Ces élémens primitifs sont la race, le sol et le climat. Ni en Europe, ni dans l’Amérique du Nord, non plus qu’en Asie ou en Océanie, on ne les retrouve tels qu’ils apparaissent ici, dans leur variété multiple, dans leurs contrastes violens : le modernisme extrême coudoyant l’extrême barbarie, le luxe raffiné dans les grandes villes, la misère insouciante des peones et des gauchos dans les ranchos, et, comme dans la capitale du Paraguay, des vaches qui paissent dans les rues où l’herbe croît sous la lumière des lampes électriques. Au rebours de ce qui se passe ailleurs, la satisfaction des besoins a devancé leur éclosion. « Ici, écrit M. Th.
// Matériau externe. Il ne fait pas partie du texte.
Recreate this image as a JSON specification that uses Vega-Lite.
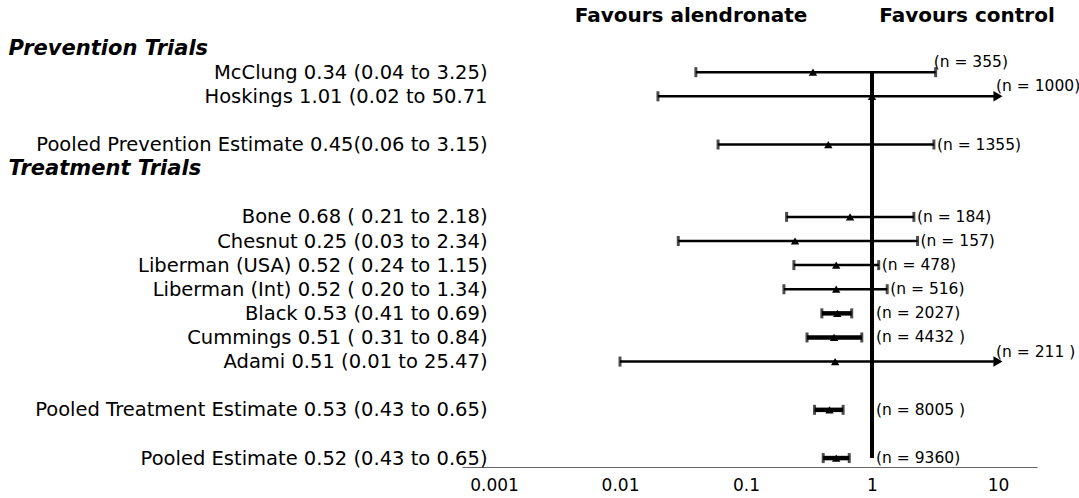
{
  "$schema": "https://vega.github.io/schema/vega-lite/v6.json",
  "width": 575,
  "height": 452,
  "autosize": "none",
  "padding": {"left": 462, "top": 15, "right": 42, "bottom": 31},
  "background": "white",
  "config": {"view": {"stroke": null}},
  "data": {
    "values": [
      {"study": "McClung 0.34 (0.04 to 3.25)", "est": 0.34, "lo": 0.04, "hi": 3.2, "truncated": false, "n": "(n = 355)"},
      {"study": "Hoskings 1.01 (0.02 to 50.71", "est": 1.0, "lo": 0.02, "hi": 10, "truncated": true, "n": "(n = 1000)"},
      {"study": "Pooled Prevention Estimate 0.45(0.06 to 3.15)", "est": 0.45, "lo": 0.06, "hi": 3.1, "truncated": false, "n": "(n = 1355)"},
      {"study": "Bone 0.68 ( 0.21 to 2.18)", "est": 0.67, "lo": 0.21, "hi": 2.15, "truncated": false, "n": "(n =  184)"},
      {"study": "Chesnut 0.25 (0.03 to 2.34)", "est": 0.245, "lo": 0.029, "hi": 2.3, "truncated": false, "n": "(n = 157)"},
      {"study": "Liberman (USA) 0.52 ( 0.24 to 1.15)", "est": 0.52, "lo": 0.24, "hi": 1.13, "truncated": false, "n": "(n = 478)"},
      {"study": "Liberman (Int) 0.52 ( 0.20 to 1.34)", "est": 0.52, "lo": 0.2, "hi": 1.32, "truncated": false, "n": "(n = 516)"},
      {"study": "Black 0.53 (0.41 to 0.69)", "est": 0.53, "lo": 0.4, "hi": 0.69, "truncated": false, "n": "(n = 2027)"},
      {"study": "Cummings 0.51 ( 0.31 to 0.84)", "est": 0.5, "lo": 0.305, "hi": 0.83, "truncated": false, "n": "(n = 4432 )"},
      {"study": "Adami 0.51 (0.01 to 25.47)", "est": 0.51, "lo": 0.01, "hi": 10, "truncated": true, "n": "(n = 211 )"},
      {"study": "Pooled Treatment Estimate 0.53 (0.43 to 0.65)", "est": 0.46, "lo": 0.35, "hi": 0.59, "truncated": false, "n": "(n = 8005 )"},
      {"study": "Pooled Estimate  0.52 (0.43 to 0.65)", "est": 0.52, "lo": 0.41, "hi": 0.66, "truncated": false, "n": "(n = 9360)"}
    ]
  },
  "encoding": {
    "y": {
      "field": "study",
      "type": "nominal",
      "title": null,
      "scale": {
        "type": "point",
        "padding": 0.37,
        "domain": [
          "top",
          "Prevention Trials",
          "McClung 0.34 (0.04 to 3.25)",
          "Hoskings 1.01 (0.02 to 50.71",
          "gap1",
          "Pooled Prevention Estimate 0.45(0.06 to 3.15)",
          "Treatment Trials",
          "gap2",
          "Bone 0.68 ( 0.21 to 2.18)",
          "Chesnut 0.25 (0.03 to 2.34)",
          "Liberman (USA) 0.52 ( 0.24 to 1.15)",
          "Liberman (Int) 0.52 ( 0.20 to 1.34)",
          "Black 0.53 (0.41 to 0.69)",
          "Cummings 0.51 ( 0.31 to 0.84)",
          "Adami 0.51 (0.01 to 25.47)",
          "gap3",
          "Pooled Treatment Estimate 0.53 (0.43 to 0.65)",
          "gap4",
          "Pooled Estimate  0.52 (0.43 to 0.65)"
        ]
      },
      "axis": {
        "domain": false,
        "ticks": false,
        "tickSize": 0,
        "grid": false,
        "labelOverlap": false,
        "labelBound": false,
        "labelLimit": 800,
        "labelColor": "black",
        "labelFont": "DejaVu Sans",
        "labelExpr": "datum.value == 'top' || indexof(datum.value, 'gap') == 0 ? '' : datum.value",
        "labelFontSize": {"condition": {"test": "datum.value == 'Prevention Trials' || datum.value == 'Treatment Trials'", "value": 21}, "value": 19.5},
        "labelFontWeight": {"condition": {"test": "datum.value == 'Prevention Trials' || datum.value == 'Treatment Trials'", "value": "bold"}, "value": "normal"},
        "labelFontStyle": {"condition": {"test": "datum.value == 'Prevention Trials' || datum.value == 'Treatment Trials'", "value": "italic"}, "value": "normal"},
        "labelAlign": {"condition": {"test": "datum.value == 'Prevention Trials' || datum.value == 'Treatment Trials'", "value": "left"}, "value": "right"},
        "labelPadding": {"condition": {"test": "datum.value == 'Prevention Trials' || datum.value == 'Treatment Trials'", "value": 454}, "value": -25}
      }
    }
  },
  "layer": [
    {
      "data": {"values": [{}]},
      "mark": {"type": "rule", "color": "black", "strokeWidth": 4},
      "encoding": {
        "x": {"datum": 1, "type": "quantitative", "title": null, "scale": {"type": "log", "domain": [0.000557, 20.4], "nice": false}},
        "y": {"datum": "McClung 0.34 (0.04 to 3.25)", "type": "nominal"},
        "y2": {"datum": "Pooled Estimate  0.52 (0.43 to 0.65)"}
      }
    },
    {
      "mark": {"type": "rule", "color": "black"},
      "encoding": {
        "x": {
          "field": "lo", "type": "quantitative", "title": null,
          "scale": {"type": "log", "domain": [0.000557, 20.4], "nice": false},
          "axis": {
            "values": [0.001, 0.01, 0.1, 1, 10],
            "format": "~g",
            "grid": false,
            "ticks": false,
            "tickSize": 0,
            "labelPadding": 10,
            "labelFont": "DejaVu Sans",
            "labelFontSize": 17,
            "labelColor": "black",
            "labelFlush": false,
            "labelOverlap": false,
            "domainColor": "#666666",
            "domainWidth": 1
          }
        },
        "x2": {"field": "hi"},
        "strokeWidth": {"condition": {"test": "datum.hi / datum.lo < 3", "value": 4.5}, "value": 2.5}
      }
    },
    {
      "mark": {"type": "tick", "color": "black", "size": 10, "thickness": 3},
      "encoding": {
        "x": {"field": "lo", "type": "quantitative", "title": null, "scale": {"type": "log", "domain": [0.000557, 20.4], "nice": false}}
      }
    },
    {
      "transform": [{"filter": "!datum.truncated"}],
      "mark": {"type": "tick", "color": "black", "size": 10, "thickness": 3},
      "encoding": {
        "x": {"field": "hi", "type": "quantitative", "title": null, "scale": {"type": "log", "domain": [0.000557, 20.4], "nice": false}}
      }
    },
    {
      "transform": [{"filter": "datum.truncated"}],
      "mark": {"type": "point", "shape": "triangle-right", "filled": true, "color": "black", "opacity": 1, "size": 110},
      "encoding": {
        "x": {"field": "hi", "type": "quantitative", "title": null, "scale": {"type": "log", "domain": [0.000557, 20.4], "nice": false}}
      }
    },
    {
      "mark": {"type": "point", "shape": "triangle-up", "filled": true, "color": "black", "opacity": 1, "size": 70},
      "encoding": {
        "x": {"field": "est", "type": "quantitative", "title": null, "scale": {"type": "log", "domain": [0.000557, 20.4], "nice": false}}
      }
    },
    {
      "transform": [{"filter": "datum.hi < 1"}],
      "mark": {"type": "text", "align": "left", "baseline": "middle", "dx": 4, "font": "DejaVu Sans", "fontSize": 15.5, "color": "black"},
      "encoding": {
        "x": {"datum": 1, "type": "quantitative", "title": null, "scale": {"type": "log", "domain": [0.000557, 20.4], "nice": false}},
        "text": {"field": "n"}
      }
    },
    {
      "transform": [{"filter": "datum.hi >= 1 && datum.hi <= 3.15"}],
      "mark": {"type": "text", "align": "left", "baseline": "middle", "dx": 3, "font": "DejaVu Sans", "fontSize": 15.5, "color": "black"},
      "encoding": {
        "x": {"field": "hi", "type": "quantitative", "title": null, "scale": {"type": "log", "domain": [0.000557, 20.4], "nice": false}},
        "text": {"field": "n"}
      }
    },
    {
      "transform": [{"filter": "datum.hi > 3.15"}],
      "mark": {"type": "text", "align": "left", "baseline": "middle", "dx": -2, "dy": -10, "font": "DejaVu Sans", "fontSize": 15.5, "color": "black"},
      "encoding": {
        "x": {"field": "hi", "type": "quantitative", "title": null, "scale": {"type": "log", "domain": [0.000557, 20.4], "nice": false}},
        "text": {"field": "n"}
      }
    },
    {
      "data": {"values": [{}]},
      "mark": {"type": "text", "text": "Favours alendronate", "align": "center", "baseline": "middle", "dy": -8, "font": "DejaVu Sans", "fontWeight": "bold", "fontSize": 20, "color": "black"},
      "encoding": {
        "x": {"datum": 0.0366, "type": "quantitative", "title": null, "scale": {"type": "log", "domain": [0.000557, 20.4], "nice": false}},
        "y": {"datum": "top", "type": "nominal"}
      }
    },
    {
      "data": {"values": [{}]},
      "mark": {"type": "text", "text": "Favours control", "align": "center", "baseline": "middle", "dy": -8, "font": "DejaVu Sans", "fontWeight": "bold", "fontSize": 20, "color": "black"},
      "encoding": {
        "x": {"datum": 5.68, "type": "quantitative", "title": null, "scale": {"type": "log", "domain": [0.000557, 20.4], "nice": false}},
        "y": {"datum": "top", "type": "nominal"}
      }
    }
  ]
}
Child, dans son intéressant volume sur les républiques hispano-américaines[1], toutes les phases et tous les progrès de la civilisation se manifestent dans des incarnations qui vont des Indiens nus et grelottans du canal de Smyth, auxquels l’usage du feu naguère encore était inconnu, aux opulentes créoles de Montevideo qui se rendent à l’Opéra dans un coupé attelé de deux trotteurs russes, portant des toilettes sorties des ateliers de Worth et des aigrettes de diamans venues de chez Boucheron, et n’en restent pas moins des femmes très primitives, si on les compare aux femmes raffinées, et complexes à l’excès, de Londres, de Paris et de Saint-Pétersbourg. »

Même contraste dans le sol et dans le climat et aussi entre les plantations de l’Amérique tropicale et les estancias de la République Argentine, entre les hauts plateaux des Andes et le littoral brûlant, entre la matin, virgen, la forêt vierge du Brésil, et la région pampéenne, aux lointains fuyans, aux longues lignes plates. Ce contraste est partout, et partout, de cette amalgamation, de ces élémens disparates, se dégage lentement et péniblement une civilisation distincte de la nôtre, nonobstant les nombreux emprunts qu’elle lui fait.

Dans la superposition des races, l’antithèse s’accentue encore. Partout, sur ce sol, nous voyons une race dominante et une race inférieure : des blancs et des Indiens, des métis, des nègres et des

  1. 1 vol. gr. in-8o ; Librairie illustrée.